Automazione, realtà aumentata e intelligenza artificiale in redazione

Ore 15.15 – Sala del Dottorato

Garrett Goodman (VP business development EMEA Wochit), Andrea Iannuzzi (responsabile progetto Rep), Francesco Marconi (direttore Risorse e sviluppo The Wall Street Journal), Anne-Marie Tomchak (direttriche Mashable UK)

Garret Goodman avvia la discussione chiedendo ai partecipanti come definirebbero l'intelligenza artificiale, ecco le risposte: l'interazione uomo-macchina, macchine che funzionano e reagiscono come esseri umani, ma anche un traguardo, con i suoi risvolti di speranza e d'incubo (c'è il rischio di non riuscire a controllarne gli effetti).

Il tema maggiormente dibattuto è proprio quest'ultimo. Con il progresso tecnologico e gli sviluppi in ambito di automazione e intelligenza artificiale, resterà ancora posto per l'azione umana? È una domanda che ormai è applicata a ogni ambito della società, non ultimo quello dell'informazione e dalla gestione delle notizie. “È normale provare riluttanza verso ciò che non si conosce”, spiega Francesco Marconi, “questa volta lo scatto non è più tecnologico, ma culturale”.

Anne-Marie Tomchak, che ha girato un documentario nel quale i robot sostituiscono gli umani sul posto di lavoro, racconta la sua esperienza in ambito giornalistico. “Il futuro non è la sostituzione da parte delle macchine, ma una sinergia con gli uomini. Ho seguito un evento sportivo dove è stato testato un robot capace di raccontare il match in tempo reale in maniera coerente e credibile: a confronto, l'articolo scritto dal giornalista aveva una pasta differente, traspariva la sua passione, ma era sicuramente meno ricco. In questo senso, ritengo che la tecnologia possa ridurre la mole di lavoro per l'uomo (anche nell'informazione), senza pregiudicarne il ruolo e, anzi, arricchendolo di nuove possibilità”.
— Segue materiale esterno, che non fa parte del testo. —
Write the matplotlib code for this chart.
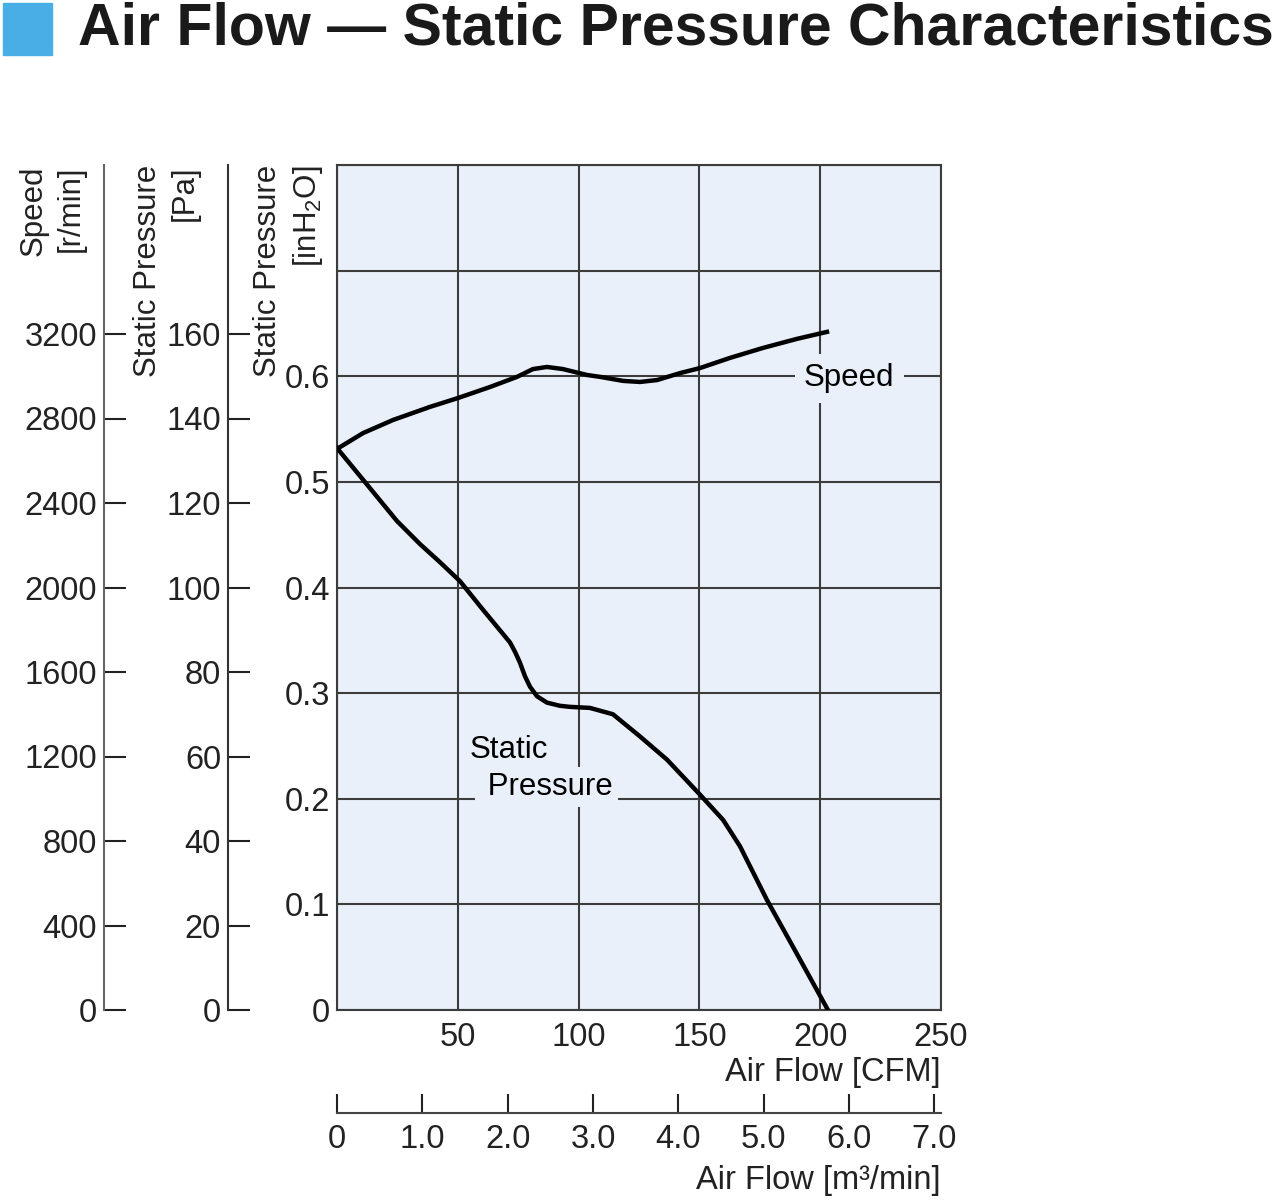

Altre piattaforme di analisi sono utilissime, perché ci informano sugli interessi del pubblico e ci permettono di monitorare l'effetto di un pezzo e calibrare trend futuri. E la profilazione dell'utente, grazie alla raccolta dei dati di registrazione, navigazione e interazione, può garantire un'offerta più completa e aderente alle esigenze del lettore.

In un certo senso, il ruolo dei giornalisti si avvicina a quello degli scienziati proprio perché sperimentano per primi queste nuove funzionalità e spetta a loro giudicarne l'efficacia.

Siamo comunque appena all'inizio di una nuova era tecnologica: è ancora presto, ad esempio, per prevedere il futuro di chat-box (risponditori automatici in grado in gestire una conversazione) o dell'intelligenza artificiale vocale. L'evoluzione, dal click, è ormai passata al touch e, nel prossimo futuro, evolverà inesorabilmente verso il voice.

Affinché l'integrazione all'interno delle redazioni sia possibile, commenta Francesco Marconi, è però necessario creare una stretta collaborazione con coloro che sviluppano tali applicazioni. Per Repubblica è stato costruttivo il rapporto con Google, per esempio, ma con Facebook è stato più difficile raggiungere un accordo e alla fine si è risolto in un nulla di fatto. Va detto, infine, che le implementazioni sono ad oggi testate soprattutto in lingua inglese ed è pertanto pressoché impossibile valutarne la validità nelle redazioni italiane.